_DATASET SECTION_:
——————————

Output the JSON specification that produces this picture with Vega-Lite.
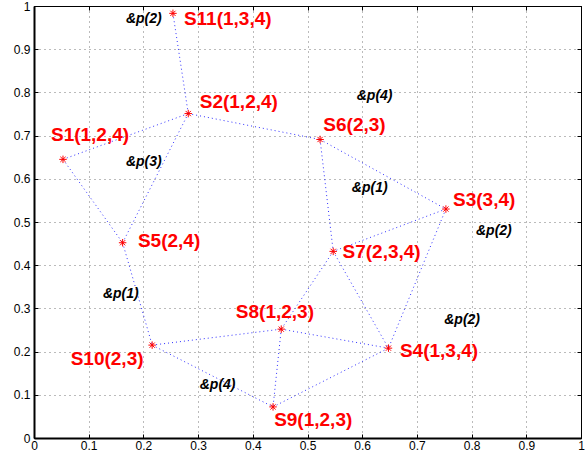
{
  "$schema": "https://vega.github.io/schema/vega-lite/v6.json",
  "width": 547,
  "height": 432,
  "autosize": {"type": "none"},
  "padding": {"left": 34, "top": 6, "right": 5, "bottom": 17},
  "background": "white",
  "config": {
    "view": {"stroke": "black", "strokeWidth": 1},
    "axis": {
      "labelFont": "Liberation Sans",
      "labelFontSize": 12,
      "labelColor": "black",
      "tickColor": "black",
      "domainColor": "black",
      "title": null
    }
  },
  "datasets": {
    "points": [
      {"id": "S1", "x": 0.053, "y": 0.645},
      {"id": "S2", "x": 0.282, "y": 0.751},
      {"id": "S3", "x": 0.753, "y": 0.530},
      {"id": "S4", "x": 0.648, "y": 0.208},
      {"id": "S5", "x": 0.162, "y": 0.452},
      {"id": "S6", "x": 0.523, "y": 0.691},
      {"id": "S7", "x": 0.547, "y": 0.432},
      {"id": "S8", "x": 0.452, "y": 0.252},
      {"id": "S9", "x": 0.437, "y": 0.072},
      {"id": "S10", "x": 0.216, "y": 0.215},
      {"id": "S11", "x": 0.254, "y": 0.983}
    ],
    "edges": [
      {"from": "S11", "to": "S2"},
      {"from": "S1", "to": "S2"},
      {"from": "S2", "to": "S6"},
      {"from": "S1", "to": "S5"},
      {"from": "S2", "to": "S5"},
      {"from": "S5", "to": "S10"},
      {"from": "S6", "to": "S3"},
      {"from": "S6", "to": "S7"},
      {"from": "S3", "to": "S7"},
      {"from": "S3", "to": "S4"},
      {"from": "S7", "to": "S4"},
      {"from": "S7", "to": "S8"},
      {"from": "S8", "to": "S4"},
      {"from": "S9", "to": "S4"},
      {"from": "S10", "to": "S8"},
      {"from": "S10", "to": "S9"},
      {"from": "S8", "to": "S9"}
    ],
    "labels": [
      {"text": "S11(1,3,4)", "x": 0.274, "y": 0.970, "kind": "s"},
      {"text": "S2(1,2,4)", "x": 0.303, "y": 0.778, "kind": "s"},
      {"text": "S1(1,2,4)", "x": 0.031, "y": 0.701, "kind": "s"},
      {"text": "S6(2,3)", "x": 0.529, "y": 0.724, "kind": "s"},
      {"text": "S3(3,4)", "x": 0.766, "y": 0.551, "kind": "s"},
      {"text": "S5(2,4)", "x": 0.190, "y": 0.456, "kind": "s"},
      {"text": "S8(1,2,3)", "x": 0.369, "y": 0.292, "kind": "s"},
      {"text": "S10(2,3)", "x": 0.067, "y": 0.182, "kind": "s"},
      {"text": "S9(1,2,3)", "x": 0.439, "y": 0.041, "kind": "s"},
      {"text": "S7(2,3,4)", "x": 0.564, "y": 0.431, "kind": "s"},
      {"text": "S4(1,3,4)", "x": 0.669, "y": 0.201, "kind": "s"},
      {"text": "&p(2)", "x": 0.168, "y": 0.970, "kind": "p"},
      {"text": "&p(3)", "x": 0.168, "y": 0.639, "kind": "p"},
      {"text": "&p(4)", "x": 0.590, "y": 0.792, "kind": "p"},
      {"text": "&p(1)", "x": 0.581, "y": 0.578, "kind": "p"},
      {"text": "&p(2)", "x": 0.808, "y": 0.479, "kind": "p"},
      {"text": "&p(1)", "x": 0.126, "y": 0.333, "kind": "p"},
      {"text": "&p(4)", "x": 0.303, "y": 0.122, "kind": "p"},
      {"text": "&p(2)", "x": 0.750, "y": 0.273, "kind": "p"}
    ]
  },
  "layer": [
    {
      "data": {"name": "edges"},
      "transform": [
        {"lookup": "from", "from": {"data": {"name": "points"}, "key": "id", "fields": ["x", "y"]}, "as": ["x1", "y1"]},
        {"lookup": "to", "from": {"data": {"name": "points"}, "key": "id", "fields": ["x", "y"]}, "as": ["x2", "y2"]}
      ],
      "mark": {"type": "rule", "color": "#3030ff", "strokeWidth": 1, "strokeDash": [1, 3]},
      "encoding": {
        "x": {"field": "x1", "type": "quantitative", "scale": {"domain": [0, 1], "nice": false, "zero": false},
          "axis": {"orient": "bottom", "values": [0, 0.1, 0.2, 0.3, 0.4, 0.5, 0.6, 0.7, 0.8, 0.9, 1], "format": "~g", "tickSize": -4, "labelPadding": 6, "grid": true, "gridColor": "#555", "gridDash": [1, 4], "gridOpacity": 0.8, "domainWidth": 2, "labelFlush": false}},
        "y": {"field": "y1", "type": "quantitative", "scale": {"domain": [0, 1], "nice": false, "zero": false},
          "axis": {"orient": "left", "values": [0, 0.1, 0.2, 0.3, 0.4, 0.5, 0.6, 0.7, 0.8, 0.9, 1], "format": "~g", "tickSize": -4, "labelPadding": 8, "grid": true, "gridColor": "#555", "gridDash": [1, 4], "gridOpacity": 0.8, "domainWidth": 2, "labelFlush": false}},
        "x2": {"field": "x2"},
        "y2": {"field": "y2"}
      }
    },
    {
      "data": {"name": "points"},
      "mark": {"type": "point", "shape": "M-1,0L1,0M0,-1L0,1M-0.7,-0.7L0.7,0.7M-0.7,0.7L0.7,-0.7", "size": 56, "filled": false, "stroke": "#ff0000", "strokeWidth": 1, "opacity": 1},
      "encoding": {
        "x": {"field": "x", "type": "quantitative", "scale": {"domain": [0, 1], "nice": false, "zero": false},
          "axis": {"orient": "top", "values": [0, 0.1, 0.2, 0.3, 0.4, 0.5, 0.6, 0.7, 0.8, 0.9, 1], "labels": false, "tickSize": -4, "grid": false}},
        "y": {"field": "y", "type": "quantitative", "scale": {"domain": [0, 1], "nice": false, "zero": false},
          "axis": {"orient": "right", "values": [0, 0.1, 0.2, 0.3, 0.4, 0.5, 0.6, 0.7, 0.8, 0.9, 1], "labels": false, "tickSize": -4, "grid": false}}
      }
    },
    {
      "data": {"name": "labels"},
      "transform": [{"filter": "datum.kind == 's'"}],
      "mark": {"type": "text", "align": "left", "baseline": "middle", "font": "Liberation Sans", "fontWeight": "bold", "fontSize": 19, "color": "#ff0000"},
      "encoding": {
        "x": {"field": "x", "type": "quantitative", "axis": null},
        "y": {"field": "y", "type": "quantitative", "axis": null},
        "text": {"field": "text"}
      }
    },
    {
      "data": {"name": "labels"},
      "transform": [{"filter": "datum.kind == 'p'"}],
      "mark": {"type": "text", "align": "left", "baseline": "middle", "font": "Liberation Sans", "fontWeight": "bold", "fontStyle": "italic", "fontSize": 14, "color": "black"},
      "encoding": {
        "x": {"field": "x", "type": "quantitative", "axis": null},
        "y": {"field": "y", "type": "quantitative", "axis": null},
        "text": {"field": "text"}
      }
    }
  ],
  "resolve": {"axis": {"x": "independent", "y": "independent"}}
}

——————————

_THE EXERCISE_: Every line should be retyped exactly, with the pictures omitted.

_EXERCISE ANSWER_:
Output the JSON specification that produces this picture with Vega-Lite.
{
  "$schema": "https://vega.github.io/schema/vega-lite/v6.json",
  "width": 547,
  "height": 432,
  "autosize": {"type": "none"},
  "padding": {"left": 34, "top": 6, "right": 5, "bottom": 17},
  "background": "white",
  "config": {
    "view": {"stroke": "black", "strokeWidth": 1},
    "axis": {
      "labelFont": "Liberation Sans",
      "labelFontSize": 12,
      "labelColor": "black",
      "tickColor": "black",
      "domainColor": "black",
      "title": null
    }
  },
  "datasets": {
    "points": [
      {"id": "S1", "x": 0.053, "y": 0.645},
      {"id": "S2", "x": 0.282, "y": 0.751},
      {"id": "S3", "x": 0.753, "y": 0.530},
      {"id": "S4", "x": 0.648, "y": 0.208},
      {"id": "S5", "x": 0.162, "y": 0.452},
      {"id": "S6", "x": 0.523, "y": 0.691},
      {"id": "S7", "x": 0.547, "y": 0.432},
      {"id": "S8", "x": 0.452, "y": 0.252},
      {"id": "S9", "x": 0.437, "y": 0.072},
      {"id": "S10", "x": 0.216, "y": 0.215},
      {"id": "S11", "x": 0.254, "y": 0.983}
    ],
    "edges": [
      {"from": "S11", "to": "S2"},
      {"from": "S1", "to": "S2"},
      {"from": "S2", "to": "S6"},
      {"from": "S1", "to": "S5"},
      {"from": "S2", "to": "S5"},
      {"from": "S5", "to": "S10"},
      {"from": "S6", "to": "S3"},
      {"from": "S6", "to": "S7"},
      {"from": "S3", "to": "S7"},
      {"from": "S3", "to": "S4"},
      {"from": "S7", "to": "S4"},
      {"from": "S7", "to": "S8"},
      {"from": "S8", "to": "S4"},
      {"from": "S9", "to": "S4"},
      {"from": "S10", "to": "S8"},
      {"from": "S10", "to": "S9"},
      {"from": "S8", "to": "S9"}
    ],
    "labels": [
      {"text": "S11(1,3,4)", "x": 0.274, "y": 0.970, "kind": "s"},
      {"text": "S2(1,2,4)", "x": 0.303, "y": 0.778, "kind": "s"},
      {"text": "S1(1,2,4)", "x": 0.031, "y": 0.701, "kind": "s"},
      {"text": "S6(2,3)", "x": 0.529, "y": 0.724, "kind": "s"},
      {"text": "S3(3,4)", "x": 0.766, "y": 0.551, "kind": "s"},
      {"text": "S5(2,4)", "x": 0.190, "y": 0.456, "kind": "s"},
      {"text": "S8(1,2,3)", "x": 0.369, "y": 0.292, "kind": "s"},
      {"text": "S10(2,3)", "x": 0.067, "y": 0.182, "kind": "s"},
      {"text": "S9(1,2,3)", "x": 0.439, "y": 0.041, "kind": "s"},
      {"text": "S7(2,3,4)", "x": 0.564, "y": 0.431, "kind": "s"},
      {"text": "S4(1,3,4)", "x": 0.669, "y": 0.201, "kind": "s"},
      {"text": "&p(2)", "x": 0.168, "y": 0.970, "kind": "p"},
      {"text": "&p(3)", "x": 0.168, "y": 0.639, "kind": "p"},
      {"text": "&p(4)", "x": 0.590, "y": 0.792, "kind": "p"},
      {"text": "&p(1)", "x": 0.581, "y": 0.578, "kind": "p"},
      {"text": "&p(2)", "x": 0.808, "y": 0.479, "kind": "p"},
      {"text": "&p(1)", "x": 0.126, "y": 0.333, "kind": "p"},
      {"text": "&p(4)", "x": 0.303, "y": 0.122, "kind": "p"},
      {"text": "&p(2)", "x": 0.750, "y": 0.273, "kind": "p"}
    ]
  },
  "layer": [
    {
      "data": {"name": "edges"},
      "transform": [
        {"lookup": "from", "from": {"data": {"name": "points"}, "key": "id", "fields": ["x", "y"]}, "as": ["x1", "y1"]},
        {"lookup": "to", "from": {"data": {"name": "points"}, "key": "id", "fields": ["x", "y"]}, "as": ["x2", "y2"]}
      ],
      "mark": {"type": "rule", "color": "#3030ff", "strokeWidth": 1, "strokeDash": [1, 3]},
      "encoding": {
        "x": {"field": "x1", "type": "quantitative", "scale": {"domain": [0, 1], "nice": false, "zero": false},
          "axis": {"orient": "bottom", "values": [0, 0.1, 0.2, 0.3, 0.4, 0.5, 0.6, 0.7, 0.8, 0.9, 1], "format": "~g", "tickSize": -4, "labelPadding": 6, "grid": true, "gridColor": "#555", "gridDash": [1, 4], "gridOpacity": 0.8, "domainWidth": 2, "labelFlush": false}},
        "y": {"field": "y1", "type": "quantitative", "scale": {"domain": [0, 1], "nice": false, "zero": false},
          "axis": {"orient": "left", "values": [0, 0.1, 0.2, 0.3, 0.4, 0.5, 0.6, 0.7, 0.8, 0.9, 1], "format": "~g", "tickSize": -4, "labelPadding": 8, "grid": true, "gridColor": "#555", "gridDash": [1, 4], "gridOpacity": 0.8, "domainWidth": 2, "labelFlush": false}},
        "x2": {"field": "x2"},
        "y2": {"field": "y2"}
      }
    },
    {
      "data": {"name": "points"},
      "mark": {"type": "point", "shape": "M-1,0L1,0M0,-1L0,1M-0.7,-0.7L0.7,0.7M-0.7,0.7L0.7,-0.7", "size": 56, "filled": false, "stroke": "#ff0000", "strokeWidth": 1, "opacity": 1},
      "encoding": {
        "x": {"field": "x", "type": "quantitative", "scale": {"domain": [0, 1], "nice": false, "zero": false},
          "axis": {"orient": "top", "values": [0, 0.1, 0.2, 0.3, 0.4, 0.5, 0.6, 0.7, 0.8, 0.9, 1], "labels": false, "tickSize": -4, "grid": false}},
        "y": {"field": "y", "type": "quantitative", "scale": {"domain": [0, 1], "nice": false, "zero": false},
          "axis": {"orient": "right", "values": [0, 0.1, 0.2, 0.3, 0.4, 0.5, 0.6, 0.7, 0.8, 0.9, 1], "labels": false, "tickSize": -4, "grid": false}}
      }
    },
    {
      "data": {"name": "labels"},
      "transform": [{"filter": "datum.kind == 's'"}],
      "mark": {"type": "text", "align": "left", "baseline": "middle", "font": "Liberation Sans", "fontWeight": "bold", "fontSize": 19, "color": "#ff0000"},
      "encoding": {
        "x": {"field": "x", "type": "quantitative", "axis": null},
        "y": {"field": "y", "type": "quantitative", "axis": null},
        "text": {"field": "text"}
      }
    },
    {
      "data": {"name": "labels"},
      "transform": [{"filter": "datum.kind == 'p'"}],
      "mark": {"type": "text", "align": "left", "baseline": "middle", "font": "Liberation Sans", "fontWeight": "bold", "fontStyle": "italic", "fontSize": 14, "color": "black"},
      "encoding": {
        "x": {"field": "x", "type": "quantitative", "axis": null},
        "y": {"field": "y", "type": "quantitative", "axis": null},
        "text": {"field": "text"}
      }
    }
  ],
  "resolve": {"axis": {"x": "independent", "y": "independent"}}
}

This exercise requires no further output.